Sunday, August 31, 2014


Agriculture in Zambia 8: Some notes on broiler chicken light management and stock feed.

Photo 1: Keeping broilers naturally.

I thought  I had my broiler management system well into place when two things happened.

The first thing was an unexpected increase in mortality of apparently healthy broilers in week 5 and 6. What happened was that we were managing our chickens so well that they grew too fast and became overweight in relation to the development of vital organs. Helped by a snippet of info by Sebastian Scott I suspected that the light management we had into place was wrong, and that broiler chickens should NOT be given the opportunity to eat 24 hours a day. Checking recent internet manuals (COBB, ROSS) confirmed this presumption. We now give chickens as of 21.00 hours a period of genuine night. Problem solved spectacularly: mortality rate dropped to almost 0 and all of the sudden we saw the emergence of a lively, energetic broiler.
The schedule that works for us is: Day 2-6 lights off from 21.00 to 22.00 hrs; week 2 and 3 lights off from 22.00 to 05.00 hrs BUT we switch the infrared bulb(s) on at night when it gets cold; and finally as of week 4 light bulbs off at 21.00 hours till 05.00 hrs and heating bulbs as well. By that time the birds normally do not need artificial heating anymore.

The second issue in a way was and is more problematic. Over time I had more and more questions about commercial/industrial stock feed. The key issue is the incorporation of medication in the feed, starter and grower in particular, and the presumed absence of such medication in finisher. Most stock feed manufacturers add antibiotics and coccidiostats to the feed. They do this as a preventive measure against disease for industrial growers who keep immensely large flocks under fully artificial conditions. They also do it to reduce mortality for small scale farmers who don’t know how to keep broilers well. The addition of hormones to the feed of chickens is forbidden in the USA and I think in the EU as well. Hormonal additives presumably serve to improve the feed-meat conversion rate; the desired effect is a saving in stock feed cost – or a shorter rearing period. Unfortunately, you, the consumer of fine broilers, may involuntarily also become the consumer of the antibiotics, coccidiostats and hormones administered to the chicken you eat. 

Producers using commercial stock feed must observe a ten day period of feeding finisher*, and of withdrawal periods in case they had to administer medication during the finisher feeding period. (This may turn out to be very costly and I bet many producers do not abide by such regulation!).
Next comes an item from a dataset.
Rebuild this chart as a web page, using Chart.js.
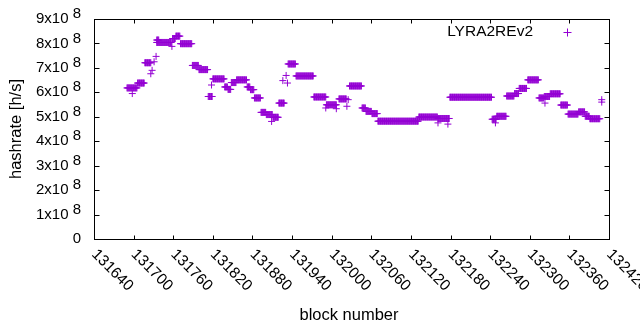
<!DOCTYPE html>
<html>
<head>
<meta charset="utf-8">
<script src="https://cdn.jsdelivr.net/npm/chart.js@4"></script>
<style>
  html, body { margin: 0; padding: 0; background: #fff; }
</style>
</head>
<body>
<canvas id="hashChart" width="640" height="330"></canvas>
<script>
// tick labels
const xTicks = [131640, 131700, 131760, 131820, 131880, 131940, 132000,
  132060, 132120, 132180, 132240, 132300, 132360, 132420];
const yTicks = [0, 1e8, 2e8, 3e8, 4e8, 5e8, 6e8, 7e8, 8e8, 9e8];

// runs of blocks with the same hashrate estimate (first block, last block, h/s)
const runStart = [131690, 131706, 131717, 131735, 131735, 131759, 131764, 131771,
  131789, 131799, 131813, 131820, 131838, 131843, 131848, 131856, 131872, 131877,
  131883, 131893, 131901, 131911, 131920, 131934, 131946, 131973, 131992, 132011,
  132027, 132046, 132052, 132061, 132070, 132132, 132161, 132179, 132243, 132250,
  132265, 132277, 132284, 132297, 132314, 132322, 132331, 132347, 132358, 132374,
  132384, 132391];
const runEnd = [131705, 131716, 131726, 131757, 131738, 131763, 131770, 131788,
  131798, 131812, 131819, 131837, 131842, 131847, 131855, 131871, 131876, 131882,
  131892, 131900, 131910, 131919, 131928, 131945, 131972, 131991, 132007, 132022,
  132045, 132051, 132060, 132069, 132131, 132160, 132178, 132242, 132249, 132264,
  132276, 132283, 132295, 132313, 132321, 132330, 132346, 132357, 132373, 132383,
  132390, 132406];
const runHash = [6.18e8, 6.38e8, 7.21e8, 8.04e8, 8.14e8, 8.20e8, 8.30e8, 7.99e8,
  7.10e8, 6.93e8, 5.83e8, 6.55e8, 6.22e8, 6.12e8, 6.40e8, 6.51e8, 6.22e8, 6.11e8,
  5.77e8, 5.18e8, 5.09e8, 4.98e8, 5.56e8, 7.16e8, 6.67e8, 5.81e8, 5.49e8, 5.73e8,
  6.26e8, 5.36e8, 5.22e8, 5.13e8, 4.82e8, 4.99e8, 4.93e8, 5.80e8, 4.90e8, 5.02e8,
  5.85e8, 5.95e8, 6.16e8, 6.51e8, 5.77e8, 5.83e8, 5.94e8, 5.48e8, 5.11e8, 5.20e8,
  5.02e8, 4.92e8];

// isolated blocks
const singleBlock = [131698, 131726, 131728, 131731, 131734, 131758, 131818, 131909,
  131926, 131931, 131933, 131991, 132007, 132023, 132025, 132161, 132176, 132248,
  132323, 132409, 132409];
const singleHash = [5.95e8, 6.76e8, 6.90e8, 7.25e8, 7.47e8, 7.88e8, 6.30e8, 4.81e8,
  6.48e8, 6.69e8, 6.38e8, 5.36e8, 5.33e8, 5.43e8, 5.70e8, 4.75e8, 4.70e8, 4.75e8,
  5.56e8, 5.70e8, 5.60e8];

const PURPLE = '#9400d3';
const FONT = '"Liberation Sans", Arial, sans-serif';

const points = [];
runStart.forEach((s, i) => {
  for (let b = s; b <= runEnd[i]; b++) points.push({x: b, y: runHash[i]});
});
singleBlock.forEach((b, i) => points.push({x: b, y: singleHash[i]}));

// gnuplot-like frame: border, inward ticks on all sides, labels, key
const frame = {
  id: 'frame',
  afterDraw(chart) {
    const {ctx, chartArea: a} = chart;
    const xs = chart.scales.x, ys = chart.scales.y;
    const L = Math.round(a.left) + 0.5, R = Math.round(a.right) + 0.5;
    const T = Math.round(a.top) + 0.5, B = Math.round(a.bottom) + 0.5;
    ctx.save();
    ctx.strokeStyle = '#000';
    ctx.lineWidth = 1;
    ctx.beginPath();
    xTicks.forEach(t => {
      const px = Math.round(xs.getPixelForValue(t)) + 0.5;
      ctx.moveTo(px, B); ctx.lineTo(px, B - 4);
      ctx.moveTo(px, T); ctx.lineTo(px, T + 4);
    });
    yTicks.forEach(t => {
      const py = Math.round(ys.getPixelForValue(t)) + 0.5;
      ctx.moveTo(L, py); ctx.lineTo(L + 5, py);
      ctx.moveTo(R, py); ctx.lineTo(R - 5, py);
    });
    ctx.stroke();
    ctx.strokeRect(L, T, R - L, B - T);

    ctx.fillStyle = '#000';
    // y tick labels like 9x10^8
    ctx.font = '15px ' + FONT;
    ctx.textAlign = 'right';
    ctx.textBaseline = 'middle';
    yTicks.forEach(t => {
      const py = ys.getPixelForValue(t);
      if (t === 0) { ctx.fillText('0', 81, py); return; }
      const sup = String(Math.floor(Math.log10(t)));
      const wSup = ctx.measureText(sup).width;
      ctx.fillText(sup, 81, py - 5);
      ctx.fillText((t / 1e8) + 'x10 ', 81 - wSup, py);
    });
    // x tick labels, rotated down-right
    ctx.font = '15.5px ' + FONT;
    ctx.textAlign = 'left';
    xTicks.forEach(t => {
      const px = xs.getPixelForValue(t);
      ctx.save();
      ctx.translate(px, 252);
      ctx.rotate(Math.PI / 4);
      ctx.fillText(String(t), 0, 0);
      ctx.restore();
    });
    // axis titles
    ctx.font = '16.5px ' + FONT;
    ctx.textAlign = 'center';
    ctx.fillText('block number', 349, 315);
    ctx.save();
    ctx.translate(16.5, 129);
    ctx.rotate(-Math.PI / 2);
    ctx.fillText('hashrate [h/s]', 0, 0);
    ctx.restore();
    // key
    ctx.font = '15.5px ' + FONT;
    ctx.textAlign = 'right';
    ctx.fillText('LYRA2REv2', 533, 31.5);
    ctx.strokeStyle = PURPLE;
    ctx.beginPath();
    ctx.moveTo(563.5, 32.5); ctx.lineTo(571.5, 32.5);
    ctx.moveTo(567.5, 28.5); ctx.lineTo(567.5, 36.5);
    ctx.stroke();
    ctx.restore();
  }
};

new Chart(document.getElementById('hashChart'), {
  type: 'scatter',
  data: {
    datasets: [{
      label: 'LYRA2REv2',
      data: points,
      borderColor: PURPLE,
      backgroundColor: PURPLE,
      pointStyle: 'cross',
      pointRadius: 3.5,
      pointBorderWidth: 1,
      showLine: false
    }]
  },
  options: {
    responsive: false,
    animation: false,
    events: [],
    layout: {padding: {left: 94, right: 31, top: 19, bottom: 91}},
    plugins: {legend: {display: false}, tooltip: {enabled: false}},
    scales: {
      x: {type: 'linear', min: 131640, max: 132420, display: false},
      y: {type: 'linear', min: 0, max: 9e8, display: false}
    }
  },
  plugins: [frame]
});
</script>
</body>
</html>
Producers should also insists that stock feed manufacturers state in full on the sack the pharmaceuticals they have added on and must push for better regulation possibly through the Poultry Association of Zambia (did you know we have one such organization?). Personally I am inclined to think that the only safe solution is to make your own feed, but that is not easy for the very small scale farmer and has its own problems. In any case that is the direction we are taking.

Lastly, medication is not the only controversial additive in stock feed. Another issue is the recycling of slaughter waist (bone meal, blood meal. meat meal) and the concomitant chance of (cross-species) transmission of diseases. And, increasingly so, is the possibility of incorporating GMO crops into the feed; maize and soya in particular. This currently is forbidden in Zambia, but that does not preclude the possibility of it eventually happening.

* Read the sequel to this post about pharmaceutical free finisher. Most stock brands continue to add pharmaceuticals to the finisher feed, therefore to the the chicken and therefore to you, the consumer at the end of the food chain. Check your finisher out before you buy!